Yes, yes I'm 20 years old. You can tell by the way all my points are unique, and based on personal experience, and not from Wikipedia.
You honestly made me laugh. We are talking about energy sources (well I am anyway) and you think my mockery of your gun comment is about the density of lead?
Holy fuck. Lead's density doesn't hold a candle to you.
If you are in your 50's then you must be one of those boomers who was a prototype for the Millennials.
My arguments for how batteries don't work for trucks is just as applicable to cars.
Battery means literally "a group of things connected together."
Batteries are a battery of energy cells. Each cell is a limited use toxic waste container. Each cell, and each connection between cells must be working for the battery to work. Each connection reduces efficiency. Any problem with a cell causes problems for the battery.
Batteries are not really repairable. They are heavy. They are amazingly fragile.
The whole system is inefficient and fragile.
Let's compare this to combustion. A fuel tank doesn't have a shelf life like the battery. Fuel isn't fragile to bumps. Fuel is easily transportable. Fuel is relatively stable and non toxic compared to the stuff in energy cells. (Energy cells are filled with very caustic and toxic chemicals. That are also rare and expensive.) Batteries bleed their charge. Batteries decay physically.

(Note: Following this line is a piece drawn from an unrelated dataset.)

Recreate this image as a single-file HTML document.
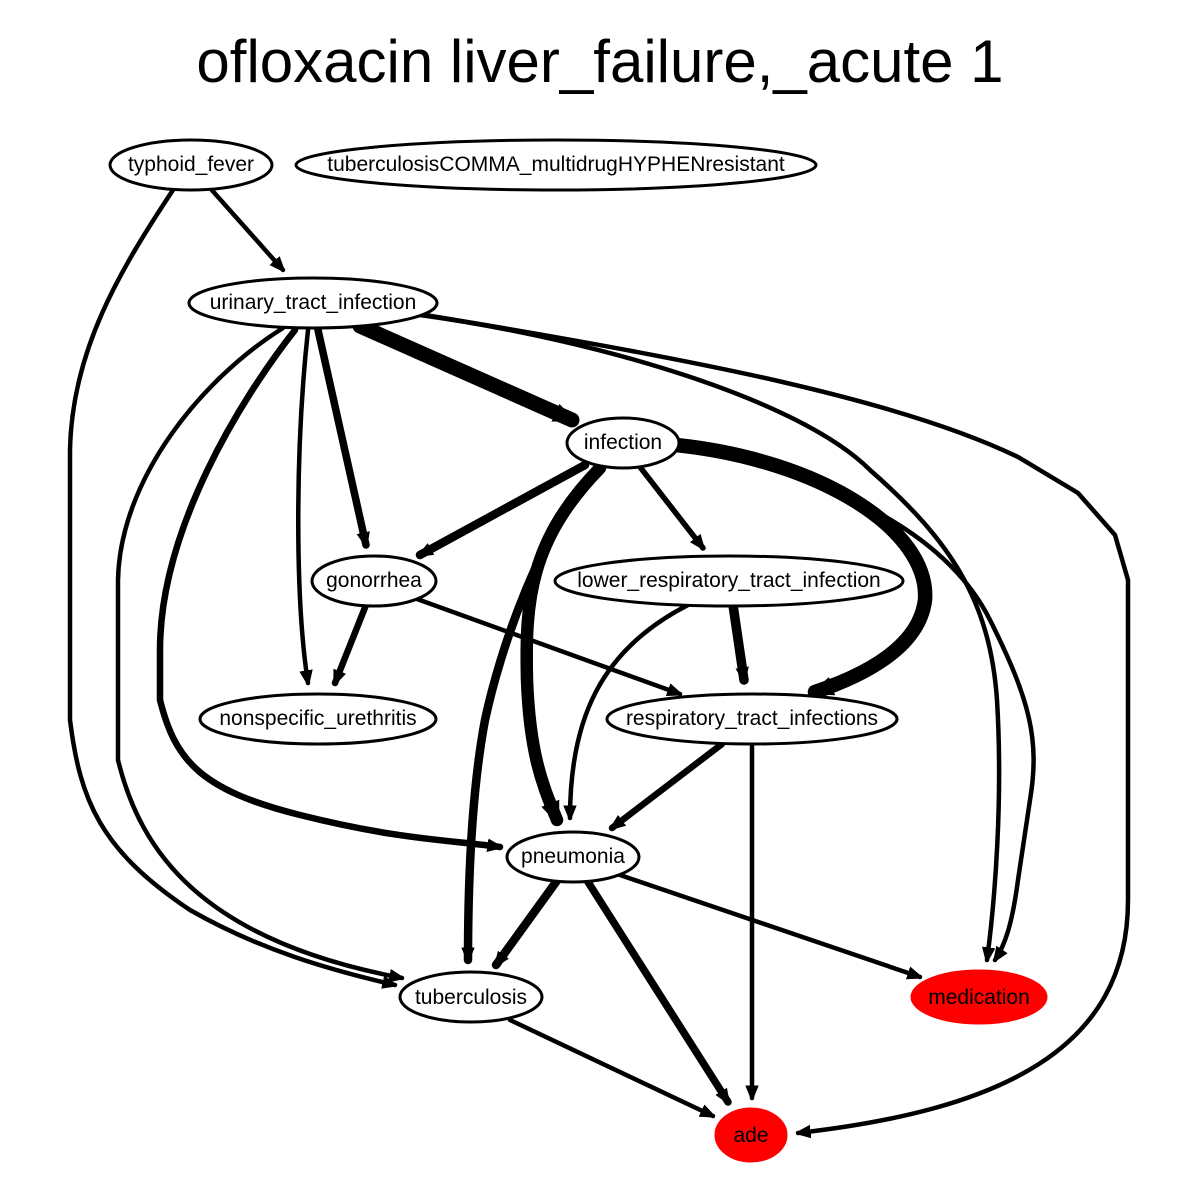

Electric motors require lubrication. They attract dust. Cleaning and maintaining an electric motor is not like changing oil. You need caustic solvents. Yes, there are sealed motors, but you still need to maintain and clean them. They aren't maintenance free. Anyone who has ever rebuilt and cleaned up a box fan knows it's worse than changing oil in a car.
Then there's the speed controller. Fragile, not repairable, and inefficient. You know what a heat sink is, right? A heat sink is the huge metal fin set that's there to dissipate heat from the resistors. All this stuff fragile, inefficient and not repairable.
The summary is this: electric cars are more complicated than internal combustion. Electric cars are more fragile. They have all the basic parts of real cars, plus a bunch of additional parts.
Additionally, electric cars require greater infrastructure to operate. Thus more fragility.
The core of the vehicle, the bare bones version of an electric car is significantly more complicated than a bare bones real car. That you would argue this indicates either a level of dishonesty or ignorance that cannot be reasoned with.
Tell that to northern winters.
Cold weather does reduce the range of electric cars (mostly because of people using the heater), but it also extends the overall life of the battery. At 0°F the Nissan Leaf S+ still gets about 120 miles per charge.
but it also extends the overall life of the battery. At 0°F the Nissan Leaf S+ still gets about 120 miles per charge.
I'd have to see it to believe it. Way the world is these days.